Leaving out the pictures, retype the lines from the beginning of the listing through the line containing "plt.rcParams['mathtext.fontset'] = 'dejavuserif'".
__________________________________________________
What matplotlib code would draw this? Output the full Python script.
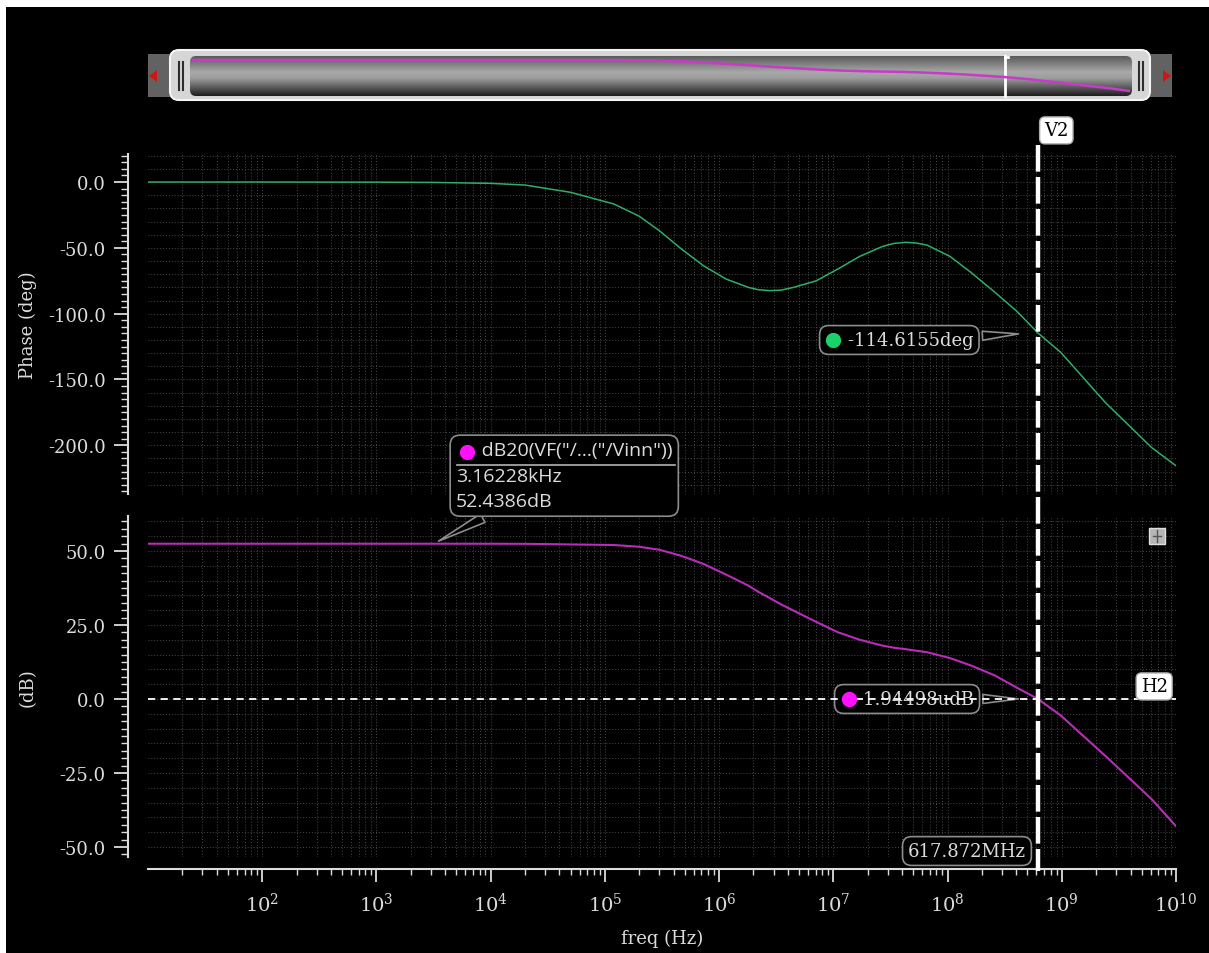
"""
Bode plot (phase + gain) cua op-amp, kieu man hinh waveform viewer
"""

import numpy as np
import matplotlib
matplotlib.use('Agg')
import matplotlib.pyplot as plt
from matplotlib.ticker import MultipleLocator, LogLocator, LogFormatterMathtext, FormatStrFormatter, NullFormatter
from matplotlib.patches import FancyBboxPatch, Rectangle, Polygon
from matplotlib.lines import Line2D
from matplotlib import transforms

plt.rcParams['font.family'] = 'DejaVu Serif'
plt.rcParams['mathtext.fontset'] = 'dejavuserif'

# ---- du lieu AC sweep ----
freq = [1e1, 1e2, 1e3, 3.16228e3, 1e4, 2e4, 5e4, 1.2e5, 2e5, 3e5,
        4.7e5, 7.3e5, 1.15e6, 1.8e6, 2.2e6, 2.8e6, 3.5e6, 4.5e6, 7.1e6, 1.1e7,
        1.7e7, 2.7e7, 3.4e7, 4.3e7, 5.3e7, 6.6e7, 1.05e8, 1.6e8, 2.6e8, 4.0e8,
        6.17872e8, 9.8e8, 2.4e9, 6.1e9, 1e10]
phase = [0, 0, -0.1, -0.3, -1.0, -2.3, -7.8, -16.7, -26.0, -37.0,
         -51.0, -63.6, -73.7, -80.0, -81.8, -82.5, -82.1, -80.0, -75.0, -66.0,
         -56.5, -48.9, -46.6, -45.8, -46.3, -47.9, -56.5, -68.6, -83.8, -97.8,
         -114.6155, -129.4, -167.4, -201.6, -215.6]
mag = [52.4386, 52.4386, 52.4386, 52.4386, 52.43, 52.4, 52.2, 52.0, 51.4, 50.4,
       48.3, 45.6, 42.0, 38.3, 36.2, 34.0, 31.9, 29.8, 26.0, 22.5,
       20.0, 18.0, 17.3, 16.8, 16.3, 15.8, 13.8, 11.3, 7.9, 3.9,
       1.94498e-6, -5.6, -19.2, -33.8, -43.0]

# gia tri cac marker
cur_f = 3.16228e3
cur_db = 52.4386
ugf = 617.872e6
ugf_phase = -114.6155
ugf_db = 1.94498e-6
h2_level = 0.0

W, H = 1209, 954
TXT = '#dcdcdc'
GRID = '#4a4a4a'
GREEN = '#2fae66'
MAGENTA = '#b92cb9'


def px_rect(x0, y0, x1, y1):
    return [x0 / W, 1 - y1 / H, (x1 - x0) / W, (y1 - y0) / H]


fig = plt.figure(figsize=(W / 100, H / 100), dpi=100, facecolor='black')

# ---- nen, vien trang va thanh cuon phia tren ----
ax_px = fig.add_axes([0, 0, 1, 1], zorder=-1)
ax_px.set_xlim(0, W)
ax_px.set_ylim(H, 0)
ax_px.axis('off')
ax_px.add_patch(Rectangle((0, 0), W, 8, fc='white', ec='none'))
ax_px.add_patch(Rectangle((0, 0), 6, H, fc='white', ec='none'))

ax_px.add_patch(Rectangle((148, 55), 26, 43, fc='#626262', ec='none'))
ax_px.add_patch(Rectangle((1146, 55), 26, 43, fc='#626262', ec='none'))
ax_px.add_patch(Polygon([(149, 77), (157, 71), (157, 83)], fc='#d01515', ec='none'))
ax_px.add_patch(Polygon([(1171, 77), (1163, 71), (1163, 83)], fc='#d01515', ec='none'))
ax_px.add_patch(FancyBboxPatch((170, 51), 980, 50, boxstyle='round,pad=0,rounding_size=9',
                               fc='#d6d6d6', ec='#f4f4f4', lw=1.5))

# gradient xam ben trong thanh cuon
stops_y = [0.0, 0.4, 0.55, 1.0]
stops_c = [0.36, 0.66, 0.62, 0.12]
g = np.interp(np.linspace(0, 1, 60), stops_y, stops_c)
grad = np.repeat(g[:, None, None], 3, axis=2) * np.ones((60, 2, 3))
im = ax_px.imshow(grad, extent=(190, 1132, 97, 57), aspect='auto', origin='upper', zorder=2)
clip = FancyBboxPatch((190, 57), 942, 40, boxstyle='round,pad=0,rounding_size=6',
                      fc='none', ec='none', transform=ax_px.transData)
im.set_clip_path(clip)
for xx in (179, 183, 1139, 1143):
    ax_px.plot([xx, xx], [63, 91], color='#2e2e2e', lw=1.5, zorder=3)
ax_px.plot([1005, 1005], [57, 97], color='white', lw=2, zorder=4)
ax_px.plot([1005, 1008], [58, 58], color='white', lw=2, zorder=4)

# duong gain thu nho trong thanh cuon
ax_th = fig.add_axes(px_rect(192, 57, 1130, 97), zorder=1)
ax_th.set_xscale('log')
ax_th.set_xlim(10, 1e10)
ax_th.set_ylim(-58.4, 64.7)
ax_th.plot(freq, mag, color='#c83ac8', lw=1.8)
ax_th.axis('off')
ax_th.patch.set_visible(False)

# ---- hai do thi chinh ----
ax_ph = fig.add_axes(px_rect(148, 155, 1176, 495))
ax_db = fig.add_axes(px_rect(148, 517, 1176, 858), sharex=ax_ph)

for ax in (ax_ph, ax_db):
    ax.set_facecolor('black')
    ax.set_xscale('log')
    for s in ('top', 'right'):
        ax.spines[s].set_visible(False)
    ax.spines['left'].set_position(('outward', 14.4))
    ax.spines['left'].set_color(TXT)
    ax.spines['left'].set_linewidth(1.5)
    ax.tick_params(axis='y', which='major', direction='out', length=10, width=1.3,
                   color=TXT, labelcolor=TXT, labelsize=13, pad=6)
    ax.tick_params(axis='y', which='minor', direction='out', length=5, width=1.0, color=TXT)
    ax.yaxis.set_major_formatter(FormatStrFormatter('%.1f'))
    ax.grid(which='both', axis='x', color=GRID, linestyle=(0, (1, 2)), linewidth=0.7)

ax_db.set_xlim(10, 1e10)
ax_db.set_xticks(10.0 ** np.arange(2, 11))
ax_db.xaxis.set_major_formatter(LogFormatterMathtext())
ax_db.xaxis.set_minor_locator(LogLocator(base=10, subs=np.arange(2, 10), numticks=20))
ax_db.xaxis.set_minor_formatter(NullFormatter())

ax_ph.set_ylim(-237, 21.3)
ax_ph.yaxis.set_major_locator(MultipleLocator(50))
ax_ph.yaxis.set_minor_locator(MultipleLocator(5))
ax_db.set_ylim(-53.4, 61.8)
ax_db.yaxis.set_major_locator(MultipleLocator(25))
ax_db.yaxis.set_minor_locator(MultipleLocator(2.5))

for v in np.arange(-230, 21, 10):
    ax_ph.axhline(v, color=GRID, linestyle=(0, (1, 2)), linewidth=0.7, zorder=0.5)
for v in np.arange(-50, 61, 5):
    ax_db.axhline(v, color=GRID, linestyle=(0, (1, 2)), linewidth=0.7, zorder=0.5)

ax_ph.spines['bottom'].set_visible(False)
ax_ph.tick_params(axis='x', which='both', length=0, labelbottom=False)
ax_db.spines['bottom'].set_position(('outward', 8.6))
ax_db.spines['bottom'].set_color(TXT)
ax_db.spines['bottom'].set_linewidth(1.5)
ax_db.tick_params(axis='x', which='major', direction='out', length=9.4, width=1.3,
                  color=TXT, labelcolor=TXT, labelsize=14, pad=7)
ax_db.tick_params(axis='x', which='minor', direction='out', length=4, width=1.0, color=TXT)

ax_ph.plot(freq, phase, color=GREEN, lw=1.1, zorder=3)
ax_db.plot(freq, mag, color=MAGENTA, lw=1.5, zorder=3)
ax_db.axhline(h2_level, color='white', lw=1.3, linestyle=(0, (4, 3)), zorder=5)

ax_ph.set_ylabel('Phase (deg)', color=TXT, fontsize=13)
ax_ph.yaxis.set_label_coords(-0.108, 0.5)
ax_db.set_ylabel('(dB)', color=TXT, fontsize=13)
ax_db.yaxis.set_label_coords(-0.108, 0.5)
ax_db.set_xlabel('freq (Hz)', color=TXT, fontsize=13, labelpad=10)

# ---- marker va nhan ----
box = dict(boxstyle='round,pad=0.3,rounding_size=0.5', fc='black', ec='#8c8c8c', lw=1.2)
wedge = dict(arrowstyle='wedge,tail_width=0.5,shrink_factor=0.5', fc='black',
             ec='#8c8c8c', lw=1.2, shrinkB=14)

ax_ph.annotate('    ' + f'{ugf_phase:.4f}deg', xy=(ugf, ugf_phase), xytext=(825, H - 341),
               textcoords='figure pixels', ha='left', va='center', fontsize=13, color=TXT,
               bbox=box, arrowprops=wedge, zorder=6)
fig.add_artist(Line2D([833 / W], [1 - 341 / H], transform=fig.transFigure, marker='o',
                      ms=10, color='#19d36a', ls='none'))

ax_db.annotate('    ' + f'{ugf_db * 1e6:.5f}udB', xy=(ugf, ugf_db), xytext=(840, H - 700),
               textcoords='figure pixels', ha='left', va='center', fontsize=13, color=TXT,
               bbox=box, arrowprops=wedge, zorder=4)
fig.add_artist(Line2D([849 / W], [1 - 700 / H], transform=fig.transFigure, marker='o',
                      ms=10, color='#ff10ff', ls='none'))

ax_db.annotate('     dB20(VF("/...("/Vinn"))\n' + f'{cur_f / 1e3:.5f}kHz\n{cur_db:.4f}dB',
               xy=(cur_f, cur_db), xytext=(456, H - 442), textcoords='figure pixels',
               ha='left', va='top', fontsize=14, family='Open Sans', color=TXT,
               linespacing=1.55, bbox=box, arrowprops=dict(wedge, shrinkB=4),
               annotation_clip=False, zorder=6)
fig.add_artist(Line2D([457 / W, 675 / W], [1 - 466 / H] * 2, transform=fig.transFigure,
                      color='#b4b4b4', lw=1.2))
fig.add_artist(Line2D([467 / W], [1 - 453 / H], transform=fig.transFigure, marker='o',
                      ms=10, color='#ff10ff', ls='none'))

ax_db.annotate(f'{ugf / 1e6:.3f}MHz', xy=(ugf, 0), xycoords=('data', 'axes fraction'),
               xytext=(-8.6, 4.3), textcoords='offset points', ha='right', va='center',
               fontsize=13, color=TXT, bbox=box, annotation_clip=False, zorder=6)

label_box = dict(boxstyle='round,pad=0.25,rounding_size=0.3', fc='white', ec='#aaaaaa', lw=1)
ax_ph.annotate('V2', xy=(ugf, 1), xycoords=('data', 'axes fraction'), xytext=(4.5, 17),
               textcoords='offset points', ha='left', va='center', fontsize=13,
               color='black', bbox=label_box, annotation_clip=False, zorder=6)
ax_db.annotate('H2', xy=(1, h2_level), xycoords=('axes fraction', 'data'), xytext=(-6, 9),
               textcoords='offset points', ha='right', va='center', fontsize=13,
               color='black', bbox=label_box, annotation_clip=False, zorder=6)

# duong marker doc V2
trans = transforms.blended_transform_factory(ax_db.transData, fig.transFigure)
fig.add_artist(Line2D([ugf, ugf], [1 - 146 / H, 1 - 872 / H], transform=trans,
                      color='white', lw=3.2, linestyle=(0, (6, 1.2)), zorder=5))

# icon nho goc phai
fig.add_artist(Rectangle((1149 / W, 1 - 545 / H), 16 / W, 16 / H, transform=fig.transFigure,
                         fc='#b5b5b5', ec='#dedede', lw=1))
fig.add_artist(Line2D([1157 / W, 1157 / W], [1 - 531 / H, 1 - 543 / H],
                      transform=fig.transFigure, color='#555555', lw=1))
fig.add_artist(Line2D([1153 / W, 1161 / W], [1 - 537 / H, 1 - 537 / H],
                      transform=fig.transFigure, color='#555555', lw=1))

fig.savefig('out.png', dpi=100, facecolor='black')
__________________________________________________
**FINISHED ANSWER**
What matplotlib code would draw this? Output the full Python script.
"""
Bode plot (phase + gain) cua op-amp, kieu man hinh waveform viewer
"""

import numpy as np
import matplotlib
matplotlib.use('Agg')
import matplotlib.pyplot as plt
from matplotlib.ticker import MultipleLocator, LogLocator, LogFormatterMathtext, FormatStrFormatter, NullFormatter
from matplotlib.patches import FancyBboxPatch, Rectangle, Polygon
from matplotlib.lines import Line2D
from matplotlib import transforms

plt.rcParams['font.family'] = 'DejaVu Serif'
plt.rcParams['mathtext.fontset'] = 'dejavuserif'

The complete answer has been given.